Si lo que se pondera es la escenografía del Un ballo in maschera que inaugura la temporada 2020/2021 del Teatro Real, uno desea que el arranque del primer acto y el cierre de la función no operen como los augurios de la pitonisa verdiana, uno quiere que no acaben convirtiéndose, por azar o por necesidad, en el signo que definirá la secuencia del resto de obras programadas durante el presente curso. Porque la cámara del Parlamento de Boston en la que se inicia la acción y el salón «amplio y ricamente decorado en la residencia del gobernador» constituyen lo menos malogrado del diseño de Gianmaria Aliverta, quien, independientemente de las dificultades circundantes a esta producción, ofrece elementos dramatúrgicos valiosos únicamente en su comienzo y en su conclusión.

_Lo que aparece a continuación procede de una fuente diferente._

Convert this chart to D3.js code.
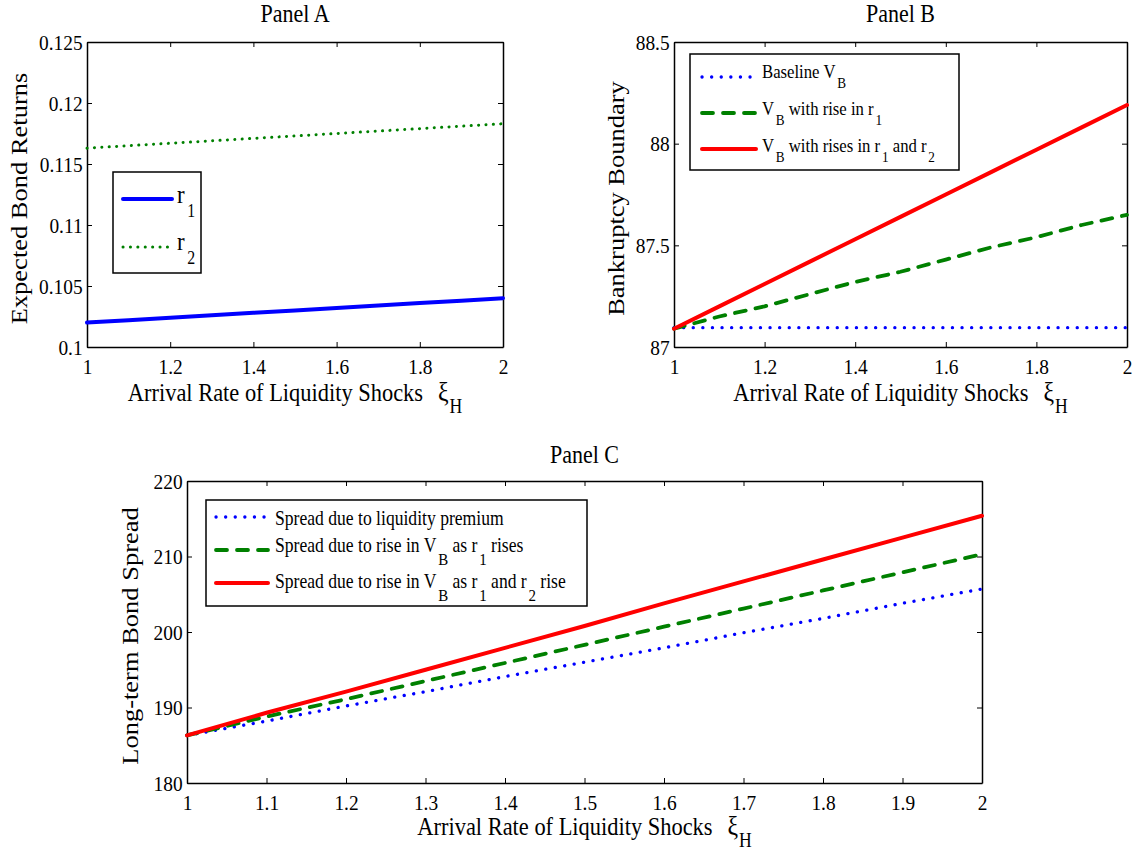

Cuando se alza el telón acude vagamente al recuerdo el montaje con el que en 2012 se abría la Poppea e Nerone de Krzysztof Warlikowski: hileras de mesas (aunque esta vez de perfil y no frontalmente, como era el caso en la ópera de Monteverdi) y un orador que medita erguido (en aquella ocasión el Séneca glorioso de Willard White, ahora Fabiano, entero y consistente, encarnando a Riccardo, que ejerce su profesión con una credibilidad que sólo le tributan quienes se lo encuentran de cara y a su misma altura). Más arriba, en el paraíso de la sala, se divisa a los conspiradores, visiblemente peor vestidos, amontonados y alborotados: traman, guiados por Samuel y Tom (Daniel Giulianini y Goderdzi Janelidze respectivamente, ambos correctos en su papel), el asesinato de un Riccardo completamente obnubilado por su pasión secreta.

Todo lo que se contempla sobre la tarima hasta la consumación del complot resulta en buena medida intrascendente por decorativo y aburrido por obvio: desde el movimiento ortopédico de espejos (que evoca a cámara lenta, tal vez involuntariamente, los espasmos del séquito de Ulrica) hasta la cruz que arde en los campos desolados donde el Ku Klux Klan lleva a cabo sus asesinatos (un rescoldo a escala únicamente en tamaño del recurso que ya enturbiara precisamente otro Verdi inaugural, el Don Carlo del año anterior), pasando por el monumentalismo barato de la bandera de Estados Unidos y la cabeza decapitada de la Estatua de la Libertad (que, por cierto, suscita un elocuente símil con la clausura de la versión cinematográfica de Schaffner de El planeta de los simios).

Por eso, el cuadro conclusivo acaso parezca mejor de lo que en realidad es: la coreografía testimonial danza al compás de un minueto que desprende la mayor fuerza dramática, a pesar del número de personas que pueblan el escenario mientras tanto, a pesar del disparo que quita la vida de Riccardo y a pesar de la anagnórisis sentimental postrera, que revela las verdaderas intenciones de éste.

Pero justamente en virtud de la primacía musical que tiñe el mencionado episodio conviene prodigar comentarios de muy distinta índole al apartado orquestal y coral. En primer lugar, fue digna de aplauso la labor de Luisotti en el foso, cada vez más ampliamente reconocida por el público del Real. Es cierto que hubo momentos de duda y falta de compenetración con sus músicos, y también acudió eventualmente como rescate rítmico en socorro del canto; sin embargo, la sonrisa y la incandescencia del italiano parecieran capaces de disipar cualquier mal pensamiento o incertidumbre.

En cuanto al elenco solista, Pirozzi se alza por encima de las demás voces dando vida a una Amelia sutil y de rico registro, según pudo comprobarse con particular claridad en el aria Morrò, ma prima in grazia. Ruciński, en el rol de Renato, con dicción y dirección firmes pero matizadas, imprime una tensión que la homogeneidad tímbrica de Fabiano puntualmente podría menoscabar, la Ulrica de Daniela Barcellona aporta solvencia y estabilidad, y el Óscar de Elena Sancho Pereg se gana una simpatía ausente en los demás personajes por lo general.

En definitiva: al margen del valor simbólico que amerita esta reanudación, las tres horas de función se reifican como una losa difícilmente soportable. Ojalá que las venideras entregas discurran de un modo más vivaz: evitaría el riesgo de que celebrar la reapertura de nuestro teatro se convierta en una exigencia de guión formal.